Sinking steel prices exposed U.S. Steel's inefficiencies and high costs. In every one of the company's five fiscal years since the financial crisis, it has posted losses.

Between June, 2008, and April, 2013, shares of U.S. Steel fell from about $192 (U.S.) to $16. That descent wiped out about $20-billion in market value.

The company, and the industry in general, had little to offer investors over the past couple of years. But an improvement in the U.S. economy of late has eased the pressure on the steel market.

"Large investments in shale gas have ushered a renaissance in U.S. manufacturing," Frederic Bastien, an analyst at Raymond James said in a note. Steelmakers have benefited from the shale boom by providing the tubular products needed for drilling.

Meanwhile, "the long-awaited recovery in non-residential construction has started soaking up big tons of plate from steel mills," Mr. Bastien said.

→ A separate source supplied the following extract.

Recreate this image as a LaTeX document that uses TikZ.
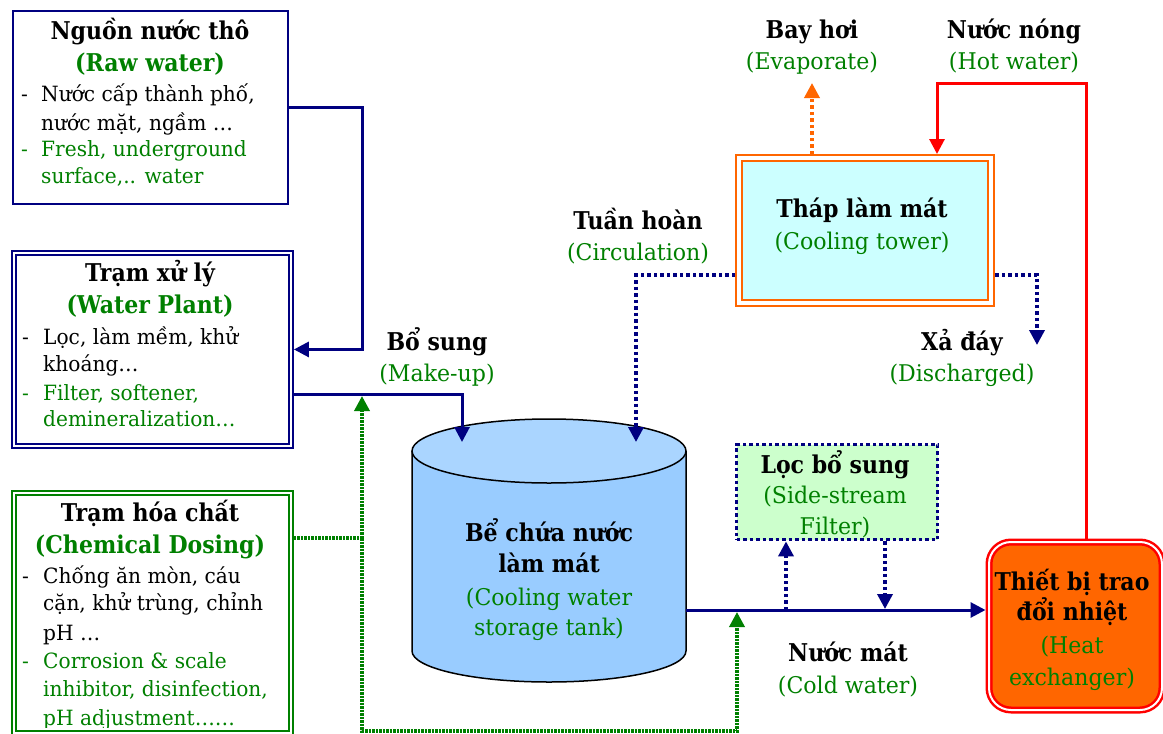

Improvements on the demand side are coinciding with new restrictions on foreign supply. A number of recent trade disputes, including anti-dumping duties against South Korea and other steel producers the U.S. International Trade Commission approved in August, are effectively raising import pricing, elevating the domestic price of steel for producers such as U.S. Steel.

"Effective trade barriers force us to spend more time concentrating on the domestic market and less time on the global market," Mr. Littlewood said.

These aligning forces find U.S. Steel in a more disciplined state. The company's "Carnegie Way" cost-cutting plan, named for the company's founder Andrew Carnegie, is expected to save $435-million this year, and more in the years ahead. (This program included the shuttering of the former Stelco blast furnace in Hamilton last year.)

Additionally, the price of iron ore, which is the main input in steel production, is at five-year lows. On top of that, U.S. Steel enjoys access to one of the cheapest sources of iron ore in the world, Mr. Littlewood said. The company is moving toward a vertically integrated iron ore model through interests in mines in Minnesota and Michigan.

This model could give U.S. Steel the ability to produce "some of the lowest cost steel in North America," Mr. Littlewood said. "Success could mean a multi-billion dollar earnings opportunity."

In August, Mr. Littlewood doubled his price target on U.S. Steel to $50 from $25, which makes him more optimistic than the consensus target at 38.75. So by his take, even though the stock has risen by 75 per cent in the last three months, Friday's closing price of $39.92 still leaves plenty of potential upside.